Data Quality Is a Product, Not a Script
Treating data quality as a technical checklist misses the point. Quality is a product feature that requires product thinking—design, iteration, and user focus.
Most data quality initiatives fail because they're approached as technical exercises rather than product development.
I've seen teams build comprehensive data quality scripts, run them daily, and generate detailed reports—only to discover that nobody acts on the results. The scripts work perfectly. The quality problems persist.
This happens because data quality is treated as a compliance checkbox instead of a product that serves users.
The Script Mentality
The script mentality looks like this:
- Write SQL checks for common issues (nulls, duplicates, outliers)
- Schedule them to run daily
- Email reports to data engineers
- Assume problems get fixed
This approach creates technical artifacts (scripts, reports) without addressing the human and organizational factors that determine whether quality actually improves.
Product Thinking for Data Quality
Data quality as a product means:
- Users: Who needs quality signals, and what do they need to do with them?
- Value: What decisions depend on quality, and what's the cost of poor quality?
- Experience: How do people discover, understand, and act on quality issues?
- Iteration: How do we improve quality over time based on user feedback?
This shifts the focus from "did our script run?" to "did we prevent a bad decision?"
Designing Quality as a Product
Here's the framework I use:
1. Define Quality Dimensions
Not all quality issues matter equally. Define what matters for your use case:
- Completeness: Are required fields populated?
- Accuracy: Does data match reality?
- Timeliness: Is data available when needed?
- Consistency: Do values align across systems?
- Validity: Do values conform to expected formats/ranges?
Prioritize based on business impact, not technical elegance.
2. Build for Action
Every quality check should have a clear action path:
- Alert: Who needs to know, and how urgent is it?

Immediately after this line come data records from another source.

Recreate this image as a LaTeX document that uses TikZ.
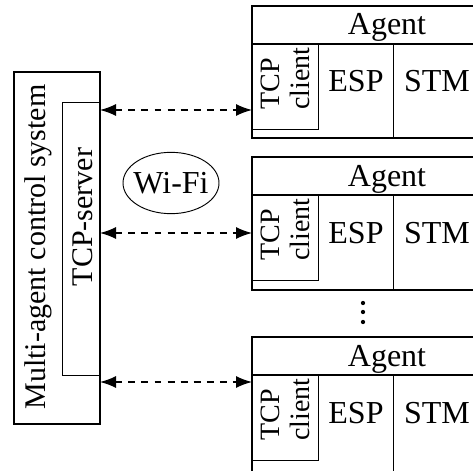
\documentclass[tikz,border=0pt]{standalone}
\usepackage{fontspec}
\setmainfont{Liberation Serif}
\usetikzlibrary{positioning}
\usetikzlibrary{arrows.meta}
\usetikzlibrary{shapes.geometric}
\tikzset{
	box/.style={draw,line width=1.4pt},
	thin box/.style={draw,line width=0.7pt},
	link/.style={line width=1pt,dash pattern=on 5.2pt off 4.6pt,{Latex[length=12pt,width=9pt]}-{Latex[length=12pt,width=9pt]}},
	big text/.style={font=\fontsize{24}{26}\selectfont,inner sep=0pt},
	mid text/.style={font=\fontsize{22.5}{25}\selectfont,inner sep=0pt},
	small text/.style={font=\fontsize{21}{22.5}\selectfont,inner sep=0pt},
}

\begin{document}
\begin{tikzpicture}[x=0.75pt,y=-0.75pt]
				\clip (0,0) rectangle (473,470);
				
				% control system box...................
				\draw [box] (14,72) rectangle (100,424);
				\draw [thin box] (62,102) rectangle (100,375);
				\node [mid text,rotate=90,anchor=base] (mas) at (45,247) {Multi-agent control system};
				\node [mid text,rotate=90,anchor=base] (srv) at (92,217) {TCP-server};
				
				% agents.............................
				\foreach \i/\t/\b in {1/6/138, 2/157/290, 3/337/490} {
					\draw [box] (252,\t) rectangle (530,\b);
					\draw [box] (252,\t+38) -- (530,\t+38);
					\draw [thin box] (252,\t+38) rectangle (318,\t+123);
					\draw [thin box] (393,\t+38) -- (393,\b);
					\node [big text,anchor=base] (agent\i) at (387,\t+29) {Agent};
					\node [small text,rotate=90,align=left,anchor=south west] (client\i) at (310,\t+104) {TCP\\client};
					\node [big text,anchor=base] (esp\i) at (356,\t+86) {ESP};
					\node [big text,anchor=base] (stm\i) at (437,\t+86) {STM};
				}
				
				% more agents in between................
				\foreach \y in {303,312,322}
					\fill (363,\y) circle (1.6pt);
				
				% wireless link.........................
				\node [big text] (wifi) at (171,183) {Wi-Fi};
				\draw [line width=0.7pt] (wifi.center) ellipse [x radius=36pt,y radius=23pt];
				
				% connections server <-> clients.........
				\coordinate (s1) at (100,110);
				\coordinate (c1) at (252,110);
				\coordinate (s2) at (100,233);
				\coordinate (c2) at (252,233);
				\coordinate (s3) at (100,382);
				\coordinate (c3) at (252,382);
				\draw [link] (s1) -- (c1);
				\draw [link] (s2) -- (c2);
				\draw [link] (s3) -- (c3);
			\end{tikzpicture}
\end{document}
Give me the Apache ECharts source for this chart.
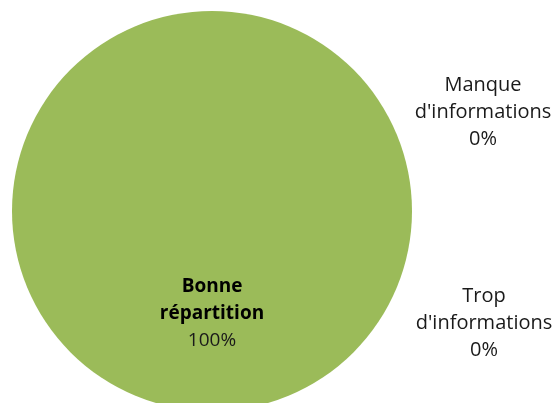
<!DOCTYPE html>
<html>
<head>
<meta charset="utf-8">
<script src="https://cdn.jsdelivr.net/npm/echarts@6/dist/echarts.min.js"></script>
<style>
html,body{margin:0;padding:0;background:#fff;}
#chart{width:553px;height:403px;}
</style>
</head>
<body>
<div id="chart"></div>
<script>
const categories = ["Bonne répartition", "Trop d'informations", "Manque d'informations"];
const values = [100, 0, 0];
const sliceColors = ["#9BBB59", "#C0504D", "#4F81BD"];

const chart = echarts.init(document.getElementById('chart'), null, {renderer: 'canvas'});
const FONT = '"Open Sans", "Noto Sans", sans-serif';

const data = categories.map((c, i) => ({
  name: c,
  value: values[i],
  itemStyle: {color: sliceColors[i]}
}));

chart.setOption({
  animation: false,
  backgroundColor: '#ffffff',
  series: [{
    type: 'pie',
    center: [212, 211],
    radius: [0, 200],
    startAngle: 90,
    clockwise: true,
    avoidLabelOverlap: false,
    stillShowZeroSum: true,
    minShowLabelAngle: 0,
    emphasis: {disabled: true},
    itemStyle: {borderWidth: 0},
    labelLine: {show: false},
    label: {
      show: true,
      position: 'inside',
      fontFamily: FONT,
      fontSize: 19,
      lineHeight: 27,
      color: '#1a1a1a',
      align: 'center',
      formatter: function (p) {
        const parts = p.name.split(' ');
        if (p.dataIndex === 0) {
          return parts.map(s => '{b|' + s + '}').join('\n') + '\n{n|' + Math.round(p.percent) + '%}';
        }
        return parts.map(s => '{o|' + s + '}').join('\n') + '\n{o|' + Math.round(p.percent) + '%}';
      },
      rich: {
        b: {fontFamily: FONT, fontSize: 19, lineHeight: 27, fontWeight: 'bold', color: '#000000'},
        n: {fontFamily: FONT, fontSize: 19, lineHeight: 27, color: '#1a1a1a'},
        o: {fontFamily: FONT, fontSize: 20, lineHeight: 27, color: '#1a1a1a'}
      }
    },
    labelLayout: function (params) {
      if (params.dataIndex === 2) {
        return {x: 483, y: 112, align: 'center', verticalAlign: 'middle'};
      }
      if (params.dataIndex === 1) {
        return {x: 484, y: 323, align: 'center', verticalAlign: 'middle'};
      }
      return {};
    },
    data: data
  }]
});
</script>
</body>
</html>
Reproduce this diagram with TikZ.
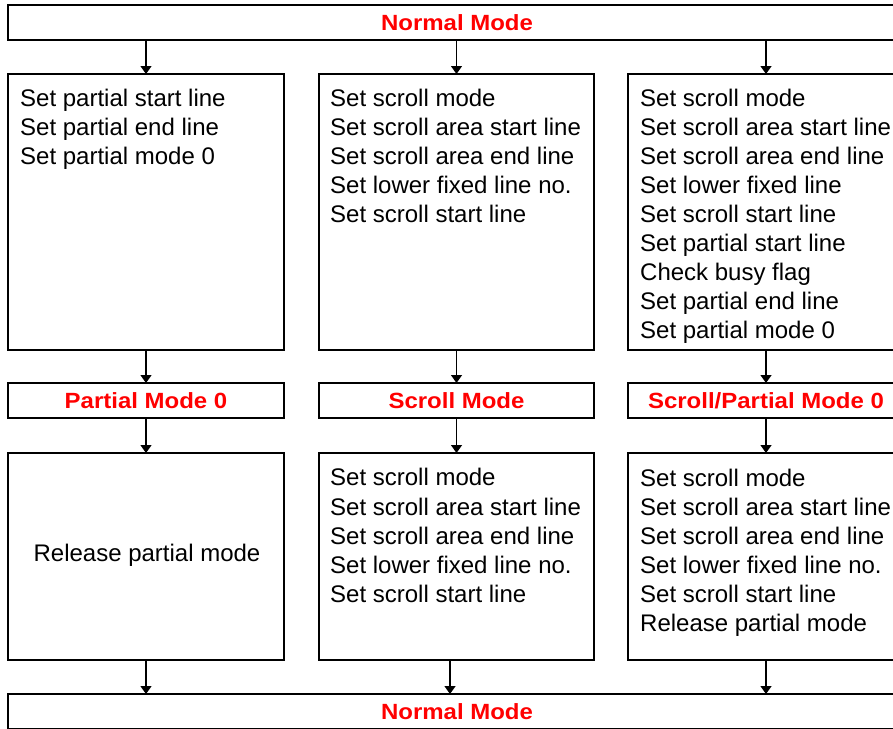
\documentclass[tikz,border=0pt]{standalone}
\usepackage{fontspec}
\setmainfont{Liberation Sans}
\newfontfamily\labfont{Liberation Sans}[FakeStretch=1.09]
\usetikzlibrary{arrows.meta,calc}
\definecolor{lblred}{RGB}{255,0,0}
\begin{document}
\begin{tikzpicture}[x=1pt,y=-1pt,
  box/.style={draw=black,line width=1.3pt,rectangle,inner sep=0,outer sep=0,minimum width=276,minimum height=276},
  modebox/.style={draw=black,line width=1.3pt,rectangle,inner sep=0,outer sep=0,minimum width=276,minimum height=35,
     font=\labfont\bfseries\fontsize{22}{26}\selectfont,text=lblred},
  lowbox/.style={box,minimum height=207},
  widebox/.style={modebox,minimum width=898},
  txt/.style={anchor=north west,inner sep=0,align=left,font=\fontsize{24}{29}\selectfont},
  arr/.style={line width=1.3pt,-{Triangle[width=11pt,length=8pt]}}]
\useasboundingbox (0,0) rectangle (893,728);
\clip (0,0) rectangle (893,728);
% top
\node[widebox] (top) at (457,22.5) {Normal Mode};
% row 1
\node[box] (a1) at (146,212) {};
\node[box,minimum width=275] (a2) at (456.5,212) {};
\node[box] (a3) at (766,212) {};
\node[txt] (t1) at ($(a1.north west)+(12,15.4)$) {Set partial start line\\Set partial end line\\Set partial mode 0};
\node[txt] (t2) at ($(a2.north west)+(11,15.4)$) {Set scroll mode\\Set scroll area start line\\Set scroll area end line\\Set lower fixed line no.\\Set scroll start line};
\node[txt] (t3) at ($(a3.north west)+(12,15.4)$) {Set scroll mode\\Set scroll area start line\\Set scroll area end line\\Set lower fixed line\\Set scroll start line\\Set partial start line\\Check busy flag\\Set partial end line\\Set partial mode 0};
% row 2
\node[modebox] (m1) at (146,400.5) {Partial Mode 0};
\node[modebox,minimum width=275] (m2) at (456.5,400.5) {Scroll Mode};
\node[modebox] (m3) at (766,400.5) {Scroll/Partial Mode 0};
% row 3
\node[lowbox] (b1) at (146,556.5) {};
\node[lowbox,minimum width=275] (b2) at (456.5,556.5) {};
\node[lowbox] (b3) at (766,556.5) {};
\node[txt,anchor=center] (u1) at ($(b1.center)+(1,-1)$) {Release partial mode};
\node[txt] (u2) at ($(b2.north west)+(11,15.4)$) {Set scroll mode\\Set scroll area start line\\Set scroll area end line\\Set lower fixed line no.\\Set scroll start line};
\node[txt] (u3) at ($(b3.north west)+(12,15.4)$) {Set scroll mode\\Set scroll area start line\\Set scroll area end line\\Set lower fixed line no.\\Set scroll start line\\Release partial mode};
% bottom
\node[widebox] (bot) at (457,711.5) {Normal Mode};
% arrows
\foreach \n in {1,2,3}{
  \draw[arr] (top.south -| a\n.north) -- (a\n.north);
  \draw[arr] (a\n.south) -- (m\n.north);
  \draw[arr] (m\n.south) -- (b\n.north);
}
\draw[arr] (b1.south) -- (b1.south |- bot.north);
\draw[arr] ([xshift=-6.5pt]b2.south) -- ([xshift=-6.5pt]b2.south |- bot.north);
\draw[arr] (b3.south) -- (b3.south |- bot.north);
\end{tikzpicture}
\end{document}
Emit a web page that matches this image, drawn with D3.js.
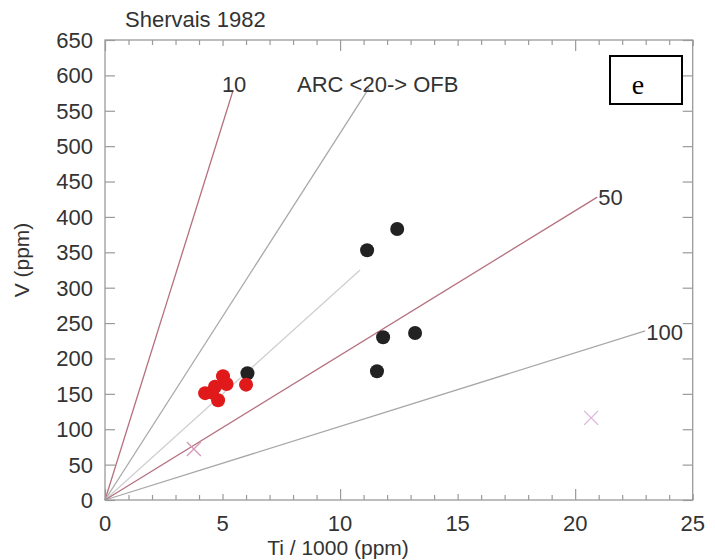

- Triage: What's the severity and impact?
- Remediation: What's the process for fixing it?
- Prevention: How do we stop it from recurring?
If a quality check doesn't lead to action, it's noise, not signal.
3. Surface Quality Where Decisions Happen
Quality signals need to be visible where people make decisions:
- Dashboards: Show quality metrics alongside business metrics
- BI Tools: Flag reports when underlying data quality is degraded
- Data Catalogs: Display quality scores at the dataset level
- APIs: Return quality metadata with data responses
This moves quality from "separate reports" to "integrated context."
4. Iterate Based on Outcomes
Measure quality product effectiveness by outcomes:
- Are fewer bad decisions being made?
- Are issues caught earlier in the pipeline?
- Is remediation faster?
- Are stakeholders more confident in data?
Use these metrics to refine your quality checks, alerts, and processes.
The Quality Product Roadmap
Start simple, iterate based on feedback:
V1.0: Critical Issues Only
- Focus on quality problems that cause immediate business impact
- Basic alerts to data owners
- Manual remediation processes
V2.0: Visibility
- Quality dashboards for stakeholders
- Integration with BI tools
- Automated triage and routing
V3.0: Prevention
- Quality gates in pipelines
- Automated remediation where possible
- Predictive quality monitoring
Each version delivers value while gathering feedback for the next iteration.
Common Pitfalls
Avoid these product anti-patterns:
- Over-engineering: Building comprehensive quality frameworks before understanding what matters
- Siloed quality: Keeping quality checks separate from data consumption
- One-size-fits-all: Applying the same quality standards to all data regardless of use case
- Set-and-forget: Building quality checks and never revisiting them
The Bottom Line
Data quality isn't a technical problem to solve with scripts. It's a product challenge: understanding user needs, designing for action, and iterating based on outcomes.
Treat it like a product, and you'll build quality systems that actually improve decisions. Treat it like a script, and you'll have impressive technical artifacts that nobody uses.
The choice determines whether your data quality initiative succeeds or fails.